**Brief**.
In this exercise, print only the lines of the records below from the one with "Generate a Python" through the one with "return (H - B - y) / (H - T - B)", inclusive. Pictures are not part of the copy.

•••

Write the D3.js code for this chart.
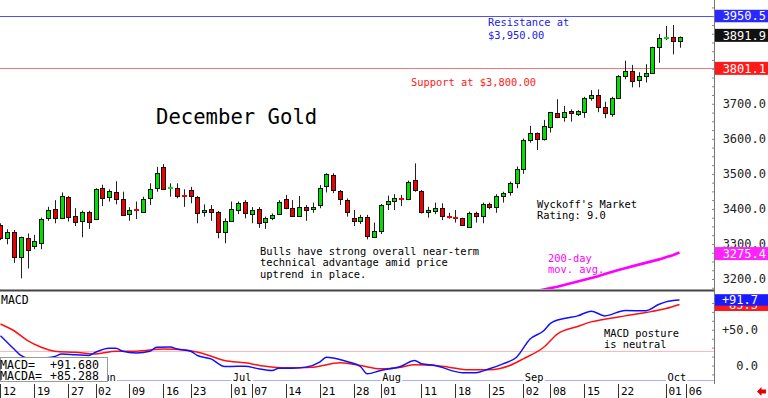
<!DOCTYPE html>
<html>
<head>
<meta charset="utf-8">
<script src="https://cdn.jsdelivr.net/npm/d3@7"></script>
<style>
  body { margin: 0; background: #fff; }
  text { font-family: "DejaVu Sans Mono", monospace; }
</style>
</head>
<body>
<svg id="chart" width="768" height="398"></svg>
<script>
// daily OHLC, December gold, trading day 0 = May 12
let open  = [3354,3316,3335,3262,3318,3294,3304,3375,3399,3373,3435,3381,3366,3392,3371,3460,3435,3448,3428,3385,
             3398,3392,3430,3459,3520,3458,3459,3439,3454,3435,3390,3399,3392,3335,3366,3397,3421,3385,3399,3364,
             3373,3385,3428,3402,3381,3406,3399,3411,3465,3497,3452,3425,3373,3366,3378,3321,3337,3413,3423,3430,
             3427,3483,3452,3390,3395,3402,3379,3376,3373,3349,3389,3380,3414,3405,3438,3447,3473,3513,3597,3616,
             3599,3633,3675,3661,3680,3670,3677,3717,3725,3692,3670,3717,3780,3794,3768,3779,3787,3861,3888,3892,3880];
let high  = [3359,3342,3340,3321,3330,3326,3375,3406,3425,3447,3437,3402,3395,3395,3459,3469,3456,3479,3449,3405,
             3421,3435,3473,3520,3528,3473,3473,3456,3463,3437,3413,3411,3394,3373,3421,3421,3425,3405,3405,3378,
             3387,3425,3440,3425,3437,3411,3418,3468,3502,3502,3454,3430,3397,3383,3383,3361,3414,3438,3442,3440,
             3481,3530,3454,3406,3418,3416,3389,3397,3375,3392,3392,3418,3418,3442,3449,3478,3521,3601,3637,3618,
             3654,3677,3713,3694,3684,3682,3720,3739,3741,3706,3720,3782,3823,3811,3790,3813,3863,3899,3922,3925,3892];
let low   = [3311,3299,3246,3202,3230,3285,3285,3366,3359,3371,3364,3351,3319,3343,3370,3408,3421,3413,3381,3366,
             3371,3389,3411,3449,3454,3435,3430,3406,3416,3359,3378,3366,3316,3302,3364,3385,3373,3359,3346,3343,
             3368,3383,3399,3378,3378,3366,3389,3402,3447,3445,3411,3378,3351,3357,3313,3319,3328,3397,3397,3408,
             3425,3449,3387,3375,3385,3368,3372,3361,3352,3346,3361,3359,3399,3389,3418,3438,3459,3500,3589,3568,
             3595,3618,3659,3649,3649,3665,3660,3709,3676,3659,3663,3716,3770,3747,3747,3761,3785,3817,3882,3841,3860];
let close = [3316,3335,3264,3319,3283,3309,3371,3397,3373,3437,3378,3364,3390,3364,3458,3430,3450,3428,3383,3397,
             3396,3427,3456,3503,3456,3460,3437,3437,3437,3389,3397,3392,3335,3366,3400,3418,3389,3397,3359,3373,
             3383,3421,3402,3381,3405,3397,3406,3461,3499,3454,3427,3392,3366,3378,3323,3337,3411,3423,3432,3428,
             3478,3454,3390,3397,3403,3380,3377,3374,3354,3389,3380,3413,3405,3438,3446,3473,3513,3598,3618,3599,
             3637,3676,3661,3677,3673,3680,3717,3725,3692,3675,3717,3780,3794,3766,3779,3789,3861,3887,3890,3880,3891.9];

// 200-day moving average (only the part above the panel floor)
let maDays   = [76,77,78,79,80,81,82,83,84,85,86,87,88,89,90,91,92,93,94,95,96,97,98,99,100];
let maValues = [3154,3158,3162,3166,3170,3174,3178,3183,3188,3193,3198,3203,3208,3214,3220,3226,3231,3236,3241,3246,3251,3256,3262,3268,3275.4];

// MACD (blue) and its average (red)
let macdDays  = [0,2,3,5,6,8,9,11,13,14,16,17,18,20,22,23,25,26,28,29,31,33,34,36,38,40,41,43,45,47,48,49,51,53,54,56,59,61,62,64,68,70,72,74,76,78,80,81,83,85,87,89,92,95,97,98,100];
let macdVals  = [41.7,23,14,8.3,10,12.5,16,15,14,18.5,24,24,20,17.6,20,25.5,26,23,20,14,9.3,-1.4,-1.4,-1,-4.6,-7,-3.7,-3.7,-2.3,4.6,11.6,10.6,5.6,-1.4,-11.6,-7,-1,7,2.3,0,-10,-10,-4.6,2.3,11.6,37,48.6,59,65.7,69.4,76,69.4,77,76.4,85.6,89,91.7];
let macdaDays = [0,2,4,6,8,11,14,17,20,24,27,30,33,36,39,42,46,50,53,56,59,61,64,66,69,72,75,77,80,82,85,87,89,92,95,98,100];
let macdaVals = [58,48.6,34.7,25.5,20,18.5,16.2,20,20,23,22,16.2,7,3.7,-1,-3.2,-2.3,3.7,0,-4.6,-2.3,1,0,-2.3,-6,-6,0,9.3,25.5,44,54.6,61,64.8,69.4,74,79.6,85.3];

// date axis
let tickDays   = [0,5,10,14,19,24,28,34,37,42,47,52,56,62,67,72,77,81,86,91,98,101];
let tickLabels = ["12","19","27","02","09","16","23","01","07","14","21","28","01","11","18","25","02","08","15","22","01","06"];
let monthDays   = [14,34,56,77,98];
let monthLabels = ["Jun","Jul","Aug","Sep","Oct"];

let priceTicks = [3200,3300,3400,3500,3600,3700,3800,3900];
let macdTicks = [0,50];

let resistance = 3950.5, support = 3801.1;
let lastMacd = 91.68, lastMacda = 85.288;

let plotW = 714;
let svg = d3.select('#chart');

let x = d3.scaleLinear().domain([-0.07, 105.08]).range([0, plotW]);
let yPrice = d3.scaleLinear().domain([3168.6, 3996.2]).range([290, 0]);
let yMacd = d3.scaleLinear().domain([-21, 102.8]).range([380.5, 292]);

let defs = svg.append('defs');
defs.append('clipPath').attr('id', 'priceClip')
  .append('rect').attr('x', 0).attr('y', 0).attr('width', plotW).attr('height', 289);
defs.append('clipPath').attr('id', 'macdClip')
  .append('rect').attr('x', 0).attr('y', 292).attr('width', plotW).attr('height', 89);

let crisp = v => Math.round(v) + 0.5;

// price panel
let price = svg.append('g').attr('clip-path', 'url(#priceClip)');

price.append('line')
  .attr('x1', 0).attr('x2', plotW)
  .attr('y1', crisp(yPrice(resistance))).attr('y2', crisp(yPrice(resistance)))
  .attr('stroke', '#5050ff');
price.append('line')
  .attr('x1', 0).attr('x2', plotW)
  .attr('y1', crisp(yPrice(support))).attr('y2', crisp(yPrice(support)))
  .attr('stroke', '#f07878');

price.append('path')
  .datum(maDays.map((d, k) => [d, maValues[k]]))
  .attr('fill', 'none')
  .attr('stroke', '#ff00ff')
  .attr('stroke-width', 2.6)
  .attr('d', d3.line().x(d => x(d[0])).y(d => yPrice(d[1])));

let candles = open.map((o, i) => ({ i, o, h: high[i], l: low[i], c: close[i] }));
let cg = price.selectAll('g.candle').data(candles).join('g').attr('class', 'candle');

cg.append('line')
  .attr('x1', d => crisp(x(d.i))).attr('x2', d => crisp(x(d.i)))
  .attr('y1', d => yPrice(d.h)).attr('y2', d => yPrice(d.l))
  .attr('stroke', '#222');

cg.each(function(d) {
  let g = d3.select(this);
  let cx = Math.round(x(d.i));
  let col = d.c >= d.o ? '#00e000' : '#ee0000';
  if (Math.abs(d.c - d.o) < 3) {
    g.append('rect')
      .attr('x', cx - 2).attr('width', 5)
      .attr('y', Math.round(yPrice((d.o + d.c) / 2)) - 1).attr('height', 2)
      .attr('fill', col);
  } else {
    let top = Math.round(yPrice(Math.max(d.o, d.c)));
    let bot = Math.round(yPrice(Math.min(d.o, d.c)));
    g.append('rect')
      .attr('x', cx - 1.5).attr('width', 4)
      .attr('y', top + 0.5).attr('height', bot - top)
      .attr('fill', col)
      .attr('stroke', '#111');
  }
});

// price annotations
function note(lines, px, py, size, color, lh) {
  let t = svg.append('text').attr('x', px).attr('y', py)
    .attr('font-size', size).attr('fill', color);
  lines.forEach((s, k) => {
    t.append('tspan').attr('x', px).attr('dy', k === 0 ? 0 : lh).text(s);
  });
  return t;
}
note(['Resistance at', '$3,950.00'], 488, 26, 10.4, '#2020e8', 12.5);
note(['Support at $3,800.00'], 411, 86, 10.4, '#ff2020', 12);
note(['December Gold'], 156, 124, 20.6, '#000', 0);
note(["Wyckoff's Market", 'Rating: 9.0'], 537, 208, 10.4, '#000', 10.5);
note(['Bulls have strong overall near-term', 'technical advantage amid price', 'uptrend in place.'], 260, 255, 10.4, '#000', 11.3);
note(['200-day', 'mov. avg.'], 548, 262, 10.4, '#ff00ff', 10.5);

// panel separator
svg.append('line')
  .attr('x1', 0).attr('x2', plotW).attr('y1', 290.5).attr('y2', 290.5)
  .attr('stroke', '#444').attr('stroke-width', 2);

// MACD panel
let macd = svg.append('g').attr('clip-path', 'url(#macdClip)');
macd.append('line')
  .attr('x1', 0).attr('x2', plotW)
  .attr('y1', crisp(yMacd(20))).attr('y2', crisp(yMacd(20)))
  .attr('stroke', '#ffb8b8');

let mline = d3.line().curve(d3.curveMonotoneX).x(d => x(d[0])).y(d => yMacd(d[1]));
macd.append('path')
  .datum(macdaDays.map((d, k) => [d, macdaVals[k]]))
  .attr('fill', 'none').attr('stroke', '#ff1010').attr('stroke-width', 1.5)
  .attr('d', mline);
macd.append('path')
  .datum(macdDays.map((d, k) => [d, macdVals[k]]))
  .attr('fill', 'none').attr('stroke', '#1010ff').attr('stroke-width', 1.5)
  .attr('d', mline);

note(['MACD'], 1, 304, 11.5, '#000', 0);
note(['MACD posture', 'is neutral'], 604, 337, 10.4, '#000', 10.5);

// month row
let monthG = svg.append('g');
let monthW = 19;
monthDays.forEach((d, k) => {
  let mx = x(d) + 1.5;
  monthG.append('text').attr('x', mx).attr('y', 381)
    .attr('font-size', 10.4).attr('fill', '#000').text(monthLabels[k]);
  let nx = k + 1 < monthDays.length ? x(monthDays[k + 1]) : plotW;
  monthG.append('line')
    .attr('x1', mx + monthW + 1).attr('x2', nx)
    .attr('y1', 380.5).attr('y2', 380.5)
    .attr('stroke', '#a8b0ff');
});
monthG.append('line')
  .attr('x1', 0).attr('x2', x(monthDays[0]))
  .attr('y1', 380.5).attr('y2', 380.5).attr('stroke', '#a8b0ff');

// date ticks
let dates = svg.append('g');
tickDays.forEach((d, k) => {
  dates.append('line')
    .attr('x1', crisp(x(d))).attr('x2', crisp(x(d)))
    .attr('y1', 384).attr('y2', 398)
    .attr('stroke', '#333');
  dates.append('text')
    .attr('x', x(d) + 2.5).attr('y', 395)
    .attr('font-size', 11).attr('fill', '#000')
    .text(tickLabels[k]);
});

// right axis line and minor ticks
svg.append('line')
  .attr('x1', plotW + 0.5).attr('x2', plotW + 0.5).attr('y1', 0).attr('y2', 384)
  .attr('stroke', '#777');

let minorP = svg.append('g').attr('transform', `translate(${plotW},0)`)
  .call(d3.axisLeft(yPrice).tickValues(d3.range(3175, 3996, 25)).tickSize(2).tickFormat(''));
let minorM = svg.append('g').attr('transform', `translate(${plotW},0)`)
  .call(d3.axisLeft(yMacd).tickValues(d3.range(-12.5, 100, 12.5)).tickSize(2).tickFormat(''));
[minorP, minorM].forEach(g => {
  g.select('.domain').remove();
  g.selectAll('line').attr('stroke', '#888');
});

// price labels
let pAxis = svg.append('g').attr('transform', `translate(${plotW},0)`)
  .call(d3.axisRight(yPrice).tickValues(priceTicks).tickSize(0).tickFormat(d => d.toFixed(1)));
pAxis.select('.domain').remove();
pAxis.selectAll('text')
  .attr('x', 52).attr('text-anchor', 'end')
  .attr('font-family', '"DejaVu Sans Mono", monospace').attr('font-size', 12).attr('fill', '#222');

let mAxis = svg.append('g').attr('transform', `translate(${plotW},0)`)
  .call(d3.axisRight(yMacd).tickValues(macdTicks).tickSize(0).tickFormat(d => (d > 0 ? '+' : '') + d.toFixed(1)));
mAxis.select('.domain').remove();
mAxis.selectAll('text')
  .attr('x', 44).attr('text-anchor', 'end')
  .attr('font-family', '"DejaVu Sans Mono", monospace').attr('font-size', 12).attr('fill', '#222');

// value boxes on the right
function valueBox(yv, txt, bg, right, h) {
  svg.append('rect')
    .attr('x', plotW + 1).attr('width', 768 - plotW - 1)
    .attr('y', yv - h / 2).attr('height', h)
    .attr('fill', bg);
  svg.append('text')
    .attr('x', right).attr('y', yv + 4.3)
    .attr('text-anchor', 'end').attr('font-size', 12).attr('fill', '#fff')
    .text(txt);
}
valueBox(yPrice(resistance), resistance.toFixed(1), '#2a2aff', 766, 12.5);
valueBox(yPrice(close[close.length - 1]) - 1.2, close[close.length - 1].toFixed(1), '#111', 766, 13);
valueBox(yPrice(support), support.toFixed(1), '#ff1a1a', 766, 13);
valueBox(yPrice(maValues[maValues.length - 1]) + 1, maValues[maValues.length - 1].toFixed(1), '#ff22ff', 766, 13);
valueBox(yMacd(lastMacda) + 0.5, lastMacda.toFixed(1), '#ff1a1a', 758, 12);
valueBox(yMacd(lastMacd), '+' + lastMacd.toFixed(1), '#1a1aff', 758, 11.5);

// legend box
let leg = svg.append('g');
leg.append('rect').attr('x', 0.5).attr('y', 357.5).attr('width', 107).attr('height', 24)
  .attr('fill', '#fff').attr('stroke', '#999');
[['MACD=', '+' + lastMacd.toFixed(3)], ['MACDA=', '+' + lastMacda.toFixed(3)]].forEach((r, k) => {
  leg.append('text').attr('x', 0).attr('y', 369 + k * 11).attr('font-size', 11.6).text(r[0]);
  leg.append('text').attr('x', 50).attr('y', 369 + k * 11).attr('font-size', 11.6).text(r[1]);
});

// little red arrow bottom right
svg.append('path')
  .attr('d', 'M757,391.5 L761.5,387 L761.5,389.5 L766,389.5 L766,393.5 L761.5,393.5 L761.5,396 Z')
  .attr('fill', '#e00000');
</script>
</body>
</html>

•••

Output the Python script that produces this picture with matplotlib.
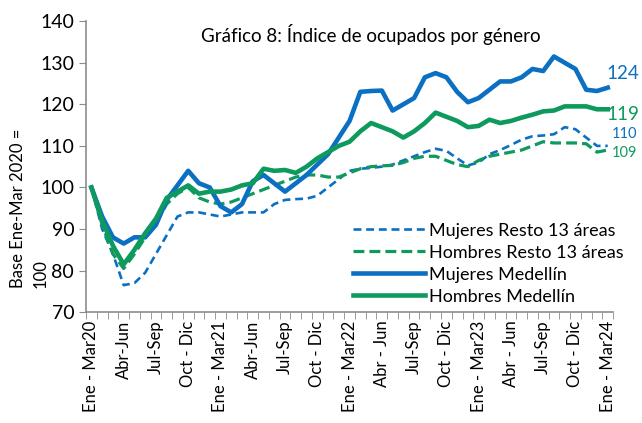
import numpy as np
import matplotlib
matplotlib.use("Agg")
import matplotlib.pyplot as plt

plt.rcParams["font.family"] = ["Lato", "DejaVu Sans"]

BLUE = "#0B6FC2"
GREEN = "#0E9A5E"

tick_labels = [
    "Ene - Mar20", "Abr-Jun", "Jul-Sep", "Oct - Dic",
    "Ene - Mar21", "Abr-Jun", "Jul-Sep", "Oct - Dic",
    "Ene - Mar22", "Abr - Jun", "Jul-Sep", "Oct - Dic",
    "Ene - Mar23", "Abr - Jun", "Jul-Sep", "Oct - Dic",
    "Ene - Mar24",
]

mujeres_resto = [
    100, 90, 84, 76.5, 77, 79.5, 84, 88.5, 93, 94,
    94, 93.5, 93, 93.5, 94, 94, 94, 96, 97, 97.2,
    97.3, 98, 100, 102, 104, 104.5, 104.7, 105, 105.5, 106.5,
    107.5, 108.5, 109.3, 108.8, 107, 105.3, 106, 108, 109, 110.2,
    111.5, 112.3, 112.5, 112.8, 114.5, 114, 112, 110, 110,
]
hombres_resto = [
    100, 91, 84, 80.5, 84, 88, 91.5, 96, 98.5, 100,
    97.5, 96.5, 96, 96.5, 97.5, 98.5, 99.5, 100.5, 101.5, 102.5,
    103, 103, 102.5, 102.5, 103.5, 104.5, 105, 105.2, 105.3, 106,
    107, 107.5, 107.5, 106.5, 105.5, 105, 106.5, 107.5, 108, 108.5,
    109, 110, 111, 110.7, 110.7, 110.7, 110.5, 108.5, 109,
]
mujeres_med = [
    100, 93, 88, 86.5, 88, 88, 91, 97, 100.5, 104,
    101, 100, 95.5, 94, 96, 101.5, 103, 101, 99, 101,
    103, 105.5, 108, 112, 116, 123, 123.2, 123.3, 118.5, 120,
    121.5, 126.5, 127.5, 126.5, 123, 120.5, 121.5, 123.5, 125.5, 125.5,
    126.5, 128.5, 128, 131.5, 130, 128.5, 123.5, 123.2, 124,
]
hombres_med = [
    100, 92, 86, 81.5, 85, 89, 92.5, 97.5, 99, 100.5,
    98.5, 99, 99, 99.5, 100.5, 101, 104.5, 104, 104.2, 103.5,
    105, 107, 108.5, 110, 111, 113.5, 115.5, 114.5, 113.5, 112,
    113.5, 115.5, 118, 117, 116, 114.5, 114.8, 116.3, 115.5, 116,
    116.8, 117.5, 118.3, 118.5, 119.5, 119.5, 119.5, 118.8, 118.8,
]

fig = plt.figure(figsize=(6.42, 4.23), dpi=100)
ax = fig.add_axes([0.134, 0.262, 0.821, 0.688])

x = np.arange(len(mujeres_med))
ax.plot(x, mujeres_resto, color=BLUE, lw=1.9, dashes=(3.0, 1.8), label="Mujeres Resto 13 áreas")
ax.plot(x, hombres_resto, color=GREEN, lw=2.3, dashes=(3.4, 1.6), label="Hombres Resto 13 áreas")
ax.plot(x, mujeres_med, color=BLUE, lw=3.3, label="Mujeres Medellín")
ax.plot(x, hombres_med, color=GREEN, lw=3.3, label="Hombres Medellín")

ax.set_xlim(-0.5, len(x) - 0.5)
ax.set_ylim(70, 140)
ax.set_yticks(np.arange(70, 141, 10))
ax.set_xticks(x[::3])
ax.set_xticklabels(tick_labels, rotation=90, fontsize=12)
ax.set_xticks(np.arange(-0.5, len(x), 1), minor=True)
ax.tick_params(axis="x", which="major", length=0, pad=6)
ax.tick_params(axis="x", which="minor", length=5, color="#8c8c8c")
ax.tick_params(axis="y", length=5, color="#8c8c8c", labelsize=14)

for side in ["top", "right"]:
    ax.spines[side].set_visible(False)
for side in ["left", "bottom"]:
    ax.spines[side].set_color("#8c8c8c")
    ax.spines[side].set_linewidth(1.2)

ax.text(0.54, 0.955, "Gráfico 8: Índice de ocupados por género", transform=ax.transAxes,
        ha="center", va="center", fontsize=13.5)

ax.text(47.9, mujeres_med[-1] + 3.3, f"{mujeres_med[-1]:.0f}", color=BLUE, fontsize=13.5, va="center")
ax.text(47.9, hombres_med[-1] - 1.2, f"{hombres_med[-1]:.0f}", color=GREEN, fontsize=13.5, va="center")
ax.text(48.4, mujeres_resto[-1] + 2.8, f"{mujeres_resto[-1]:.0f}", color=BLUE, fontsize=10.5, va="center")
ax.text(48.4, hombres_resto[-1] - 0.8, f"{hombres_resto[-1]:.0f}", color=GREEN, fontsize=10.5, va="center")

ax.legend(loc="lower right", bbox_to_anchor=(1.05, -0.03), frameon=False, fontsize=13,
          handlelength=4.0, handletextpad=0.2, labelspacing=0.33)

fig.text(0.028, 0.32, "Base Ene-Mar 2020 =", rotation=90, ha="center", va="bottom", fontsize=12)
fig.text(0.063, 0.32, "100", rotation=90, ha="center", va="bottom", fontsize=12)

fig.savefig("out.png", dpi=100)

•••

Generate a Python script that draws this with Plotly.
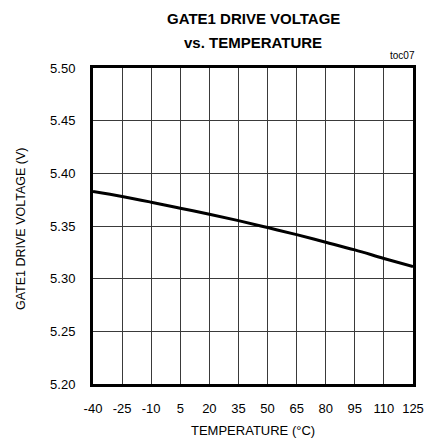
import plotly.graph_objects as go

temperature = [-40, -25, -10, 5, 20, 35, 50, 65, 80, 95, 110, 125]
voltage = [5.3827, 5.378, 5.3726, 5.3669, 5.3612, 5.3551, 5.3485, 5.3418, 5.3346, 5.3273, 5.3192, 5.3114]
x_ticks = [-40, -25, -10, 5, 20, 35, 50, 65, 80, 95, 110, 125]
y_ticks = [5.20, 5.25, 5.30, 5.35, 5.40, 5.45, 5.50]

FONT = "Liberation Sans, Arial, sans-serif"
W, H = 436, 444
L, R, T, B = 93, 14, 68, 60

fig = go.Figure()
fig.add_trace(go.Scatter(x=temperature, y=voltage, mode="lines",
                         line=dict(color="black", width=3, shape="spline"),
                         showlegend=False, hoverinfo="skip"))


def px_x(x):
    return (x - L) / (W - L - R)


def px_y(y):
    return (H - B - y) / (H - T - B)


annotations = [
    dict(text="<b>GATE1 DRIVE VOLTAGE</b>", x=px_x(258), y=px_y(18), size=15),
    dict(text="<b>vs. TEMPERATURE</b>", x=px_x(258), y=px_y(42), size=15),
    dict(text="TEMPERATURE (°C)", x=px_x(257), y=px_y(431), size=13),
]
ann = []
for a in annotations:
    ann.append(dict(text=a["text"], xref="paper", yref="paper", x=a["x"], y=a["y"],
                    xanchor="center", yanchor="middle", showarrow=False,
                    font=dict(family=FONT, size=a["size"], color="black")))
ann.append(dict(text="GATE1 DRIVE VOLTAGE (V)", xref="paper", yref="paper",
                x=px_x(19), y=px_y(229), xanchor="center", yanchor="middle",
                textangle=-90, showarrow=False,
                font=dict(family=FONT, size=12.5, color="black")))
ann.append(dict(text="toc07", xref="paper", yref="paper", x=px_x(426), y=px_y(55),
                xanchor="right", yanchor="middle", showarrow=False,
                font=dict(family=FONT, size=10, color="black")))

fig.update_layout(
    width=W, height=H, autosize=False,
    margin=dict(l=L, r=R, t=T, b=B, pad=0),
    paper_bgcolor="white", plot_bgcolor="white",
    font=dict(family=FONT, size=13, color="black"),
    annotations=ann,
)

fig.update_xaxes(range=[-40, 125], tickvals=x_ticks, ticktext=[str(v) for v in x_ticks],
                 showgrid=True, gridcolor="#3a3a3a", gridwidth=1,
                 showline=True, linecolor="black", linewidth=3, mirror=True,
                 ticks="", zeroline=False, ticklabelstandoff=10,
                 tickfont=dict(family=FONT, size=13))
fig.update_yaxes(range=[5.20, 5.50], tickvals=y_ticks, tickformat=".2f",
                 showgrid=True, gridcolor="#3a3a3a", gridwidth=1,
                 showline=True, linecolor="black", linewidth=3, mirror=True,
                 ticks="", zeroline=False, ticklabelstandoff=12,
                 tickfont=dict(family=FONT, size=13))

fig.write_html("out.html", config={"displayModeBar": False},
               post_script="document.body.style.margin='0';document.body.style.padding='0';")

•••

**Finished task**.
Generate a Python script that draws this with Plotly.
import plotly.graph_objects as go

temperature = [-40, -25, -10, 5, 20, 35, 50, 65, 80, 95, 110, 125]
voltage = [5.3827, 5.378, 5.3726, 5.3669, 5.3612, 5.3551, 5.3485, 5.3418, 5.3346, 5.3273, 5.3192, 5.3114]
x_ticks = [-40, -25, -10, 5, 20, 35, 50, 65, 80, 95, 110, 125]
y_ticks = [5.20, 5.25, 5.30, 5.35, 5.40, 5.45, 5.50]

FONT = "Liberation Sans, Arial, sans-serif"
W, H = 436, 444
L, R, T, B = 93, 14, 68, 60

fig = go.Figure()
fig.add_trace(go.Scatter(x=temperature, y=voltage, mode="lines",
                         line=dict(color="black", width=3, shape="spline"),
                         showlegend=False, hoverinfo="skip"))


def px_x(x):
    return (x - L) / (W - L - R)


def px_y(y):
    return (H - B - y) / (H - T - B)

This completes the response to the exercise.